2.01 (Buran-class spacecraft)
|Time spent in space||Never flew in space|
2.01 is the designation of the third space shuttle to be produced as part of the Soviet/Russian Buran program. It carried the GRAU index serial number 11F35 K3 and is - depending on the source - also known as "OK-2K1", "Orbiter K3", "OK 2.01" or "Shuttle 2.01". Its construction was not complete when the Buran program was ended (30-50 percent done), so it remains unfinished.
Differences from OK-1K1
The 2.01 is the first of a second series of Buran-class shuttle orbiters. The main differences between the second series and the first operational Soviet shuttles are located in the cockpit, which has been improved using feedback from the earlier models of Buran-class shuttles, such as the flight of OK-1K1 and the construction of OK-1K2.

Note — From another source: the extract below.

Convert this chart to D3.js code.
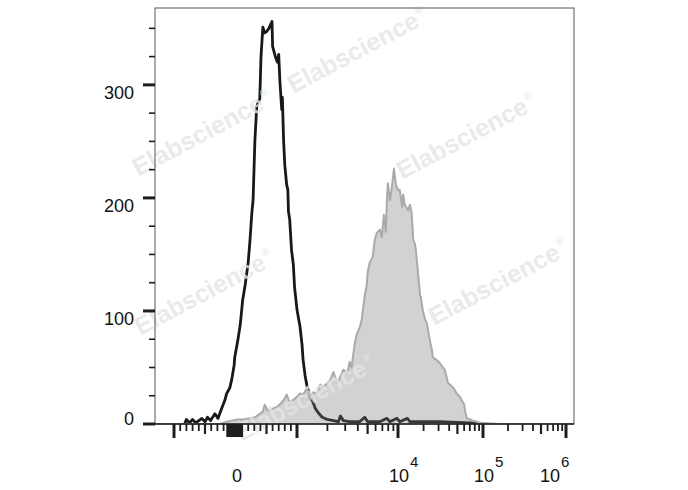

It was projected in 1989 that orbiter 2.01 would have its first manned space test flight in 1994, with a duration of twenty-four hours. The craft would have been equipped with a life support system and two ejection seats. Crew would have consisted of two cosmonauts — Igor Volk (commander) and Aleksandr Ivanchenko (flight engineer).
After residing at the Tushino factory where it was constructed, it was incorrectly announced in 2006 that orbiter 2.01 would be put on display in the Sinsheim Auto & Technik Museum, Germany. However, the German Museum had actually bought OK-GLI, the jet-powered Buran atmospheric test vehicle, which will be on display in its own new hangar from September 2008.
On 22 June 2011 during the day the orbiter was put on a barge to be moved to the MAKS 2011 international air show, which took place from 16 to 21 August in Zhukovsky (Moscow region). In the night of 22–23 June it was seen on the Moskva River. As of November 2013[update], it remained at the Ramenskoye–Zhukovsky Airport ().
As of July 2017, heat-tiles from orbiter 2.01 are for sale online, indicating that it may have been scrapped or otherwise disassembled.